DATA SEGMENT:
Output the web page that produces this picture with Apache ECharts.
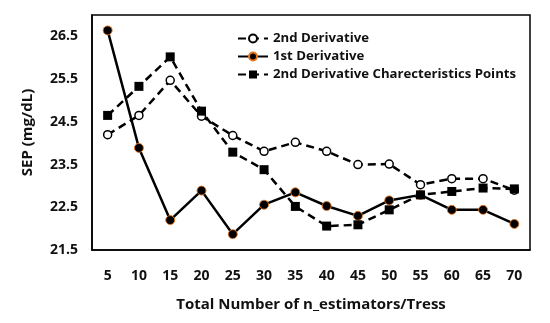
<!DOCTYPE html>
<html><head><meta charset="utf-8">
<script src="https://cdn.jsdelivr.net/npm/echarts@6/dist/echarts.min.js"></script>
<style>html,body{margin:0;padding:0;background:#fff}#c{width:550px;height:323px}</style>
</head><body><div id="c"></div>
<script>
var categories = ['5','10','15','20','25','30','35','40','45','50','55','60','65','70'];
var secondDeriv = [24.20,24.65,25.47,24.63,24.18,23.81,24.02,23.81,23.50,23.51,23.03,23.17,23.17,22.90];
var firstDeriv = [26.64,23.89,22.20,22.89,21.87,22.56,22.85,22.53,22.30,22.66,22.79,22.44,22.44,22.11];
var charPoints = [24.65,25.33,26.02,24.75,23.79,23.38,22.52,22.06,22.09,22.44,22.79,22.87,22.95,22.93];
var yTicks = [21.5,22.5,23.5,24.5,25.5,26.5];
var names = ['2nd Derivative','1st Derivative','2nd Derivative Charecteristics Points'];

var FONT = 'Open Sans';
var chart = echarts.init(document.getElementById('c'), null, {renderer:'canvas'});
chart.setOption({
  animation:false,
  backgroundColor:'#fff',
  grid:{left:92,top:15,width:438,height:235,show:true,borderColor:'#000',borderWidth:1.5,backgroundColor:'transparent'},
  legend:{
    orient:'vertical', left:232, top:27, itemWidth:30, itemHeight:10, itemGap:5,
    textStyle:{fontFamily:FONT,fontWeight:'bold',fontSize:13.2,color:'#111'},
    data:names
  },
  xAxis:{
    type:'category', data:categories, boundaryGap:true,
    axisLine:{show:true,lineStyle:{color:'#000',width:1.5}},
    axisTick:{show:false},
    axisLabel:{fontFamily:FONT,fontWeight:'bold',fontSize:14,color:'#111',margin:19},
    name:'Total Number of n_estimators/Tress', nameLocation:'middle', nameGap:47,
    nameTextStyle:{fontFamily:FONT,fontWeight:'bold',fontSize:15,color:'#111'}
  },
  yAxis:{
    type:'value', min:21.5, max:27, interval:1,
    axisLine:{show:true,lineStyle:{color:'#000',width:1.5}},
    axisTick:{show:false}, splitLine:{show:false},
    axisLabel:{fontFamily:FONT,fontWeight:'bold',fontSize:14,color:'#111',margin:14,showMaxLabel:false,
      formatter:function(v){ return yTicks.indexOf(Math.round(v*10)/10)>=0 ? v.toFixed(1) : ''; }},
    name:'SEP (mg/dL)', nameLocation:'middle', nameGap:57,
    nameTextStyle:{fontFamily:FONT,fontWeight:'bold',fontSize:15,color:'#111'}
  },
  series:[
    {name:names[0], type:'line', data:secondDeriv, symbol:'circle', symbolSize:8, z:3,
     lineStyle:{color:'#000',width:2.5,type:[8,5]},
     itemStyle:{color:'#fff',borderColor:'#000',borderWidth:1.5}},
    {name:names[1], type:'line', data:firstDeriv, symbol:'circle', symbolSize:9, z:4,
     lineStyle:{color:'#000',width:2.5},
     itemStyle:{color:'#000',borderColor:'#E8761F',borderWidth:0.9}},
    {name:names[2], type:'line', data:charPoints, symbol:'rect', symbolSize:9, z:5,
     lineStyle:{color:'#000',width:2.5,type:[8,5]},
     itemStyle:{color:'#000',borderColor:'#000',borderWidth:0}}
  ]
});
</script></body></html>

DIRECTIONS:
In the data above, please extract the lines from the first one through the line with "var names = ['2nd", exactly, and keep pictures out.

SOLUTION TO THE PROBLEM:
Output the web page that produces this picture with Apache ECharts.
<!DOCTYPE html>
<html><head><meta charset="utf-8">
<script src="https://cdn.jsdelivr.net/npm/echarts@6/dist/echarts.min.js"></script>
<style>html,body{margin:0;padding:0;background:#fff}#c{width:550px;height:323px}</style>
</head><body><div id="c"></div>
<script>
var categories = ['5','10','15','20','25','30','35','40','45','50','55','60','65','70'];
var secondDeriv = [24.20,24.65,25.47,24.63,24.18,23.81,24.02,23.81,23.50,23.51,23.03,23.17,23.17,22.90];
var firstDeriv = [26.64,23.89,22.20,22.89,21.87,22.56,22.85,22.53,22.30,22.66,22.79,22.44,22.44,22.11];
var charPoints = [24.65,25.33,26.02,24.75,23.79,23.38,22.52,22.06,22.09,22.44,22.79,22.87,22.95,22.93];
var yTicks = [21.5,22.5,23.5,24.5,25.5,26.5];
var names = ['2nd Derivative','1st Derivative','2nd Derivative Charecteristics Points'];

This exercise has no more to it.